Supplied records:
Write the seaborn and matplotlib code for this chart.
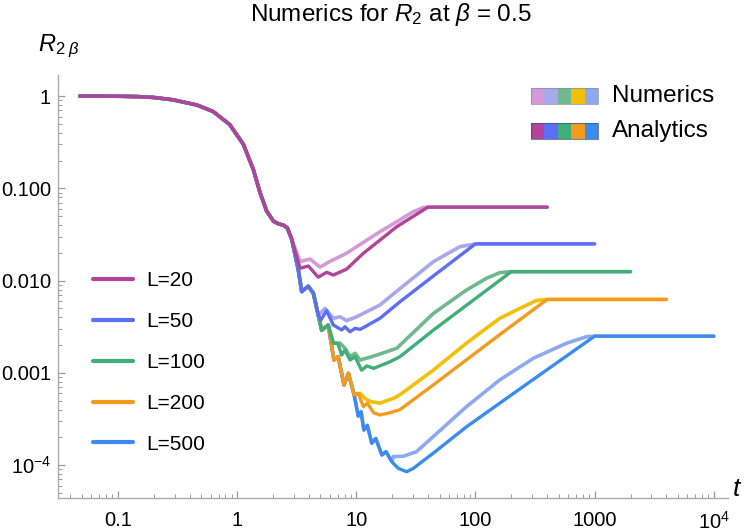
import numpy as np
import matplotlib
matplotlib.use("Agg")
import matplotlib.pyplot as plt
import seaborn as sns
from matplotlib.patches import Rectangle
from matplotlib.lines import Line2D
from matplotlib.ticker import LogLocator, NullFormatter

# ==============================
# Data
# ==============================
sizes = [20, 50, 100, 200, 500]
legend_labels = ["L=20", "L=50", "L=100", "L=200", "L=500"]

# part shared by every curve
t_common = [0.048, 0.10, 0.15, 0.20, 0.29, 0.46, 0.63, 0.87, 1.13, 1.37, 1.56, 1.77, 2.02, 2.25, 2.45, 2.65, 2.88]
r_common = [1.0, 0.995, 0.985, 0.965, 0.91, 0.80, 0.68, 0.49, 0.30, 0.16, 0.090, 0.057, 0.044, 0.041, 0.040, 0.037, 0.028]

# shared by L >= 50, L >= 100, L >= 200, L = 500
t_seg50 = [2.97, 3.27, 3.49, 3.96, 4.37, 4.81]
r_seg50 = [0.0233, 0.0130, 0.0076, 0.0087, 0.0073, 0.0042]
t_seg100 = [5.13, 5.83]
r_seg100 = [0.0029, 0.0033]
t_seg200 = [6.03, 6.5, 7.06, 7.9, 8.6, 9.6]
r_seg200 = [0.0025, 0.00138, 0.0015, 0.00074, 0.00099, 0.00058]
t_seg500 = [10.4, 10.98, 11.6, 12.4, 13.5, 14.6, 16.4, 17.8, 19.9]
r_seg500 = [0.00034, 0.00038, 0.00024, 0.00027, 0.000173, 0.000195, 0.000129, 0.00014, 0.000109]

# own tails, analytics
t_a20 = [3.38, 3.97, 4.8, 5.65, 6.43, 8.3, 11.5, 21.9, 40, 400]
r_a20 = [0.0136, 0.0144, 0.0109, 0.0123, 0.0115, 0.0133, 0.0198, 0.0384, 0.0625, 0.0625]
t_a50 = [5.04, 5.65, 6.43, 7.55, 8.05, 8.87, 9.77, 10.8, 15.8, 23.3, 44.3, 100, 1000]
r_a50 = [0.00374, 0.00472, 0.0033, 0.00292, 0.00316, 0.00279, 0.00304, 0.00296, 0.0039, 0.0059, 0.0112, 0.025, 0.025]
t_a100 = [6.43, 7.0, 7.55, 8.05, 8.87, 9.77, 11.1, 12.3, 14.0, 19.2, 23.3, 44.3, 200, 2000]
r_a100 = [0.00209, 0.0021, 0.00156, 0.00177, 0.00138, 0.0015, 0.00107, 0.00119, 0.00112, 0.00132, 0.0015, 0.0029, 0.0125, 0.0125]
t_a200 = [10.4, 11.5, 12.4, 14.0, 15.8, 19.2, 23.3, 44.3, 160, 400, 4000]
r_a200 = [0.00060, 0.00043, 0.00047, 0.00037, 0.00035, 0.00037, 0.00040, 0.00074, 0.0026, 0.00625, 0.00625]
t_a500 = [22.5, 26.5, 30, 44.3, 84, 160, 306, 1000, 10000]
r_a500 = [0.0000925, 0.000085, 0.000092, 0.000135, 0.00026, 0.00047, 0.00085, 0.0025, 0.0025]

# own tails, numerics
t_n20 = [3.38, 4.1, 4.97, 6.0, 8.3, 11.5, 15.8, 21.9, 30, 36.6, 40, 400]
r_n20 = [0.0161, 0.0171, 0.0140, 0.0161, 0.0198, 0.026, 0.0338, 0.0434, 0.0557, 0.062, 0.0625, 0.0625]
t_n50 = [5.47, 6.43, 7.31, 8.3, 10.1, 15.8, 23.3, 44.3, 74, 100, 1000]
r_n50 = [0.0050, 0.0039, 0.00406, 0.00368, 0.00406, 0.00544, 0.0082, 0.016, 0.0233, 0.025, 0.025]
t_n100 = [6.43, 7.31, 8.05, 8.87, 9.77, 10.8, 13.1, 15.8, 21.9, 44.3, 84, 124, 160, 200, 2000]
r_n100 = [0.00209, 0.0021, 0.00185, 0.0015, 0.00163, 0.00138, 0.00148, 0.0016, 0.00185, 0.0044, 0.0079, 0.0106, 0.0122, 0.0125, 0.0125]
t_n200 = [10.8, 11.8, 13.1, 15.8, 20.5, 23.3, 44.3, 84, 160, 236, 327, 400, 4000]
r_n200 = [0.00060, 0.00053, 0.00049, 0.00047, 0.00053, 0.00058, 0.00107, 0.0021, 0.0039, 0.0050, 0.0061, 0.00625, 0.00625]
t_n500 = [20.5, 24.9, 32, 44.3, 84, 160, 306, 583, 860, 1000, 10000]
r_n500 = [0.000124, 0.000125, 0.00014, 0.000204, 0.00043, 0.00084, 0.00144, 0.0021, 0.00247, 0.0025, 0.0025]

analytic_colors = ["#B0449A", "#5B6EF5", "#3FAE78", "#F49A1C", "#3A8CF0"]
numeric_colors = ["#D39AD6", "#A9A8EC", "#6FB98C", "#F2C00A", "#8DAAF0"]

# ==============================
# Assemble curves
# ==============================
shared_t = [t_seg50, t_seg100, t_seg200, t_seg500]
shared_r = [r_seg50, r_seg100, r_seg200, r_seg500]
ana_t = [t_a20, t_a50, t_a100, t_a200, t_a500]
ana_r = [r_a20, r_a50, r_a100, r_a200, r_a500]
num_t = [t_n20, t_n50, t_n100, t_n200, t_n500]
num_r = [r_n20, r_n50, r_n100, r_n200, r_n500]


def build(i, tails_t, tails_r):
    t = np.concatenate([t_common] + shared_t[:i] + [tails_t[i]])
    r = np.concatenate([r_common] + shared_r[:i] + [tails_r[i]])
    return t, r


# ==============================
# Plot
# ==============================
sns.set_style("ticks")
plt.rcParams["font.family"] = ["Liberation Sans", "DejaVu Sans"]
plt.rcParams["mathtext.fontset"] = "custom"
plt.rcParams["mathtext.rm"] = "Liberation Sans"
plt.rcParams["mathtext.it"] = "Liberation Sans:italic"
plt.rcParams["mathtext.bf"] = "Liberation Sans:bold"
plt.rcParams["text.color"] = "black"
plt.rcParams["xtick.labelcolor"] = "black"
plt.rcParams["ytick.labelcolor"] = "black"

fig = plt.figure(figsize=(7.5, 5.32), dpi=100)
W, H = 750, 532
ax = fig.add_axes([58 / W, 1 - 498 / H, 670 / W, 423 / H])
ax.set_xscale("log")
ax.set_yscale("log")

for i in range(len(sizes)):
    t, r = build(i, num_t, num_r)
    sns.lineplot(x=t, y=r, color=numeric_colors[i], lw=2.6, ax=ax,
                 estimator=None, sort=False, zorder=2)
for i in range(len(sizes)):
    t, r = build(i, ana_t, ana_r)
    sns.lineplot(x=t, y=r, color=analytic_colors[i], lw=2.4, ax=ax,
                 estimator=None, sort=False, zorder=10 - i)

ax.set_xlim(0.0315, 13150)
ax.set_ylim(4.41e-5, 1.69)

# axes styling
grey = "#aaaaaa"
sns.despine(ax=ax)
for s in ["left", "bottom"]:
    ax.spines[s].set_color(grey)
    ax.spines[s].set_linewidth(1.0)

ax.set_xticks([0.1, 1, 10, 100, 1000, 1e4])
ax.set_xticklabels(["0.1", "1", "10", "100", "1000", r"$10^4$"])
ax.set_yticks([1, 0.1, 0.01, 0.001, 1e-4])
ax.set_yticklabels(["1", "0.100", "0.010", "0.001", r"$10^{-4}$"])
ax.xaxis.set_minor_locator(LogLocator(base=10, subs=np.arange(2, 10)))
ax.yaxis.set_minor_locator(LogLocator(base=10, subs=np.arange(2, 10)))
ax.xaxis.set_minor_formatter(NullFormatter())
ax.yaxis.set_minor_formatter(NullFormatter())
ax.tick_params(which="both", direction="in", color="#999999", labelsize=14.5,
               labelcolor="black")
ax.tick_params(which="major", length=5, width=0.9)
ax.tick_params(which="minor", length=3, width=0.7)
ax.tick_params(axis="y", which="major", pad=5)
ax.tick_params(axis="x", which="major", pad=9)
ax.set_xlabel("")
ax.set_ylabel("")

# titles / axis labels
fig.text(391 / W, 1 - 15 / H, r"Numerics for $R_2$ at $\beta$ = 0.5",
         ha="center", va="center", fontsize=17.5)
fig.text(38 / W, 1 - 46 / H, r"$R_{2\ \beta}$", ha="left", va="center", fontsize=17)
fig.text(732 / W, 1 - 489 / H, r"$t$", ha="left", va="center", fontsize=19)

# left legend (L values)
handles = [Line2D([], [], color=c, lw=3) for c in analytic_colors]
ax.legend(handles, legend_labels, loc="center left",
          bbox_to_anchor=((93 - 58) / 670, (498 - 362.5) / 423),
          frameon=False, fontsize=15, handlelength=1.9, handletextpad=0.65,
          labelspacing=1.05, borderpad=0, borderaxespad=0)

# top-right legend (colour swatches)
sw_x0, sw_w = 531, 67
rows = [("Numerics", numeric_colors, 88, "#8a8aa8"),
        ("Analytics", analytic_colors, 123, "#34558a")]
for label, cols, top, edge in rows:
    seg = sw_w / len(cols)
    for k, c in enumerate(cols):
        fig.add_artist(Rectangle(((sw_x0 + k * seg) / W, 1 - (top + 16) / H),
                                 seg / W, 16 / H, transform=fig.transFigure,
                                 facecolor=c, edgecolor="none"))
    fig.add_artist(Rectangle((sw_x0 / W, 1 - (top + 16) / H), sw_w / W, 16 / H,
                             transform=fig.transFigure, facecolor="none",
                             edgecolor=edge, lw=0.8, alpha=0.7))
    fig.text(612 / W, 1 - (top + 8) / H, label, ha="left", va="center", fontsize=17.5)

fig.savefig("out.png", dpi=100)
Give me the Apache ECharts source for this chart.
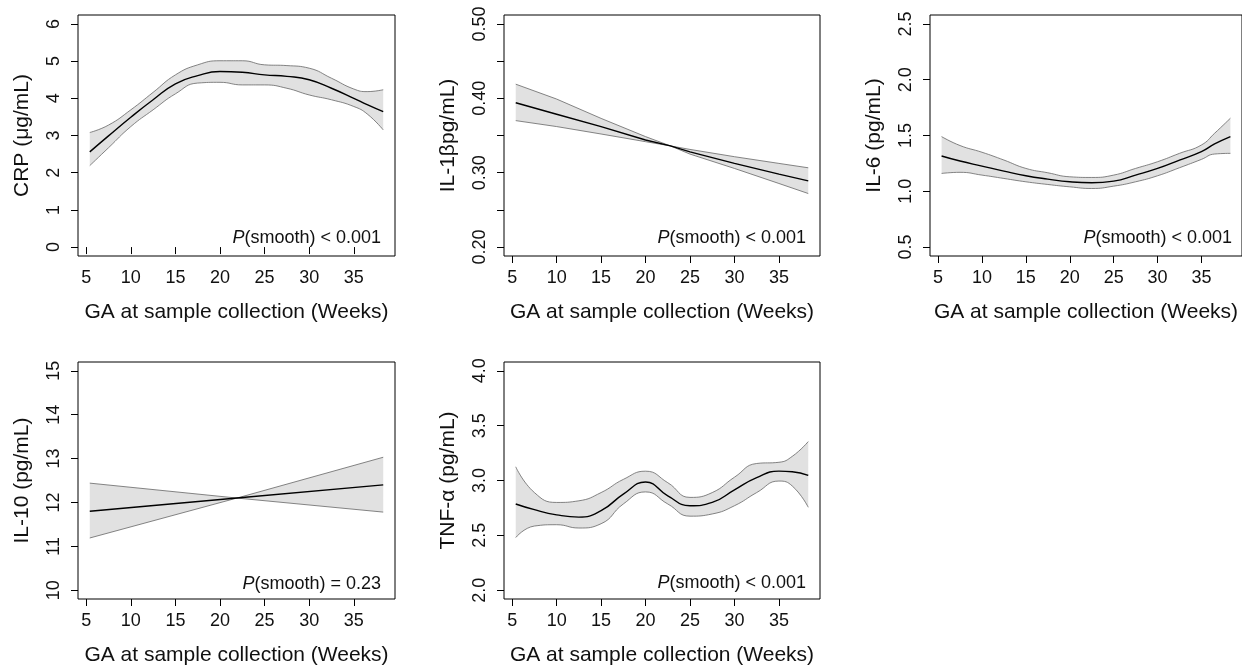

Task brief:
Without the pictures, please reproduce each line of the listing above exactly, from the first one through the line bearing "0.00085, 0.0025, 0.0025]".

Result for this task:
Write the seaborn and matplotlib code for this chart.
import numpy as np
import matplotlib
matplotlib.use("Agg")
import matplotlib.pyplot as plt
import seaborn as sns
from matplotlib.patches import Rectangle
from matplotlib.lines import Line2D
from matplotlib.ticker import LogLocator, NullFormatter

# ==============================
# Data
# ==============================
sizes = [20, 50, 100, 200, 500]
legend_labels = ["L=20", "L=50", "L=100", "L=200", "L=500"]

# part shared by every curve
t_common = [0.048, 0.10, 0.15, 0.20, 0.29, 0.46, 0.63, 0.87, 1.13, 1.37, 1.56, 1.77, 2.02, 2.25, 2.45, 2.65, 2.88]
r_common = [1.0, 0.995, 0.985, 0.965, 0.91, 0.80, 0.68, 0.49, 0.30, 0.16, 0.090, 0.057, 0.044, 0.041, 0.040, 0.037, 0.028]

# shared by L >= 50, L >= 100, L >= 200, L = 500
t_seg50 = [2.97, 3.27, 3.49, 3.96, 4.37, 4.81]
r_seg50 = [0.0233, 0.0130, 0.0076, 0.0087, 0.0073, 0.0042]
t_seg100 = [5.13, 5.83]
r_seg100 = [0.0029, 0.0033]
t_seg200 = [6.03, 6.5, 7.06, 7.9, 8.6, 9.6]
r_seg200 = [0.0025, 0.00138, 0.0015, 0.00074, 0.00099, 0.00058]
t_seg500 = [10.4, 10.98, 11.6, 12.4, 13.5, 14.6, 16.4, 17.8, 19.9]
r_seg500 = [0.00034, 0.00038, 0.00024, 0.00027, 0.000173, 0.000195, 0.000129, 0.00014, 0.000109]

# own tails, analytics
t_a20 = [3.38, 3.97, 4.8, 5.65, 6.43, 8.3, 11.5, 21.9, 40, 400]
r_a20 = [0.0136, 0.0144, 0.0109, 0.0123, 0.0115, 0.0133, 0.0198, 0.0384, 0.0625, 0.0625]
t_a50 = [5.04, 5.65, 6.43, 7.55, 8.05, 8.87, 9.77, 10.8, 15.8, 23.3, 44.3, 100, 1000]
r_a50 = [0.00374, 0.00472, 0.0033, 0.00292, 0.00316, 0.00279, 0.00304, 0.00296, 0.0039, 0.0059, 0.0112, 0.025, 0.025]
t_a100 = [6.43, 7.0, 7.55, 8.05, 8.87, 9.77, 11.1, 12.3, 14.0, 19.2, 23.3, 44.3, 200, 2000]
r_a100 = [0.00209, 0.0021, 0.00156, 0.00177, 0.00138, 0.0015, 0.00107, 0.00119, 0.00112, 0.00132, 0.0015, 0.0029, 0.0125, 0.0125]
t_a200 = [10.4, 11.5, 12.4, 14.0, 15.8, 19.2, 23.3, 44.3, 160, 400, 4000]
r_a200 = [0.00060, 0.00043, 0.00047, 0.00037, 0.00035, 0.00037, 0.00040, 0.00074, 0.0026, 0.00625, 0.00625]
t_a500 = [22.5, 26.5, 30, 44.3, 84, 160, 306, 1000, 10000]
r_a500 = [0.0000925, 0.000085, 0.000092, 0.000135, 0.00026, 0.00047, 0.00085, 0.0025, 0.0025]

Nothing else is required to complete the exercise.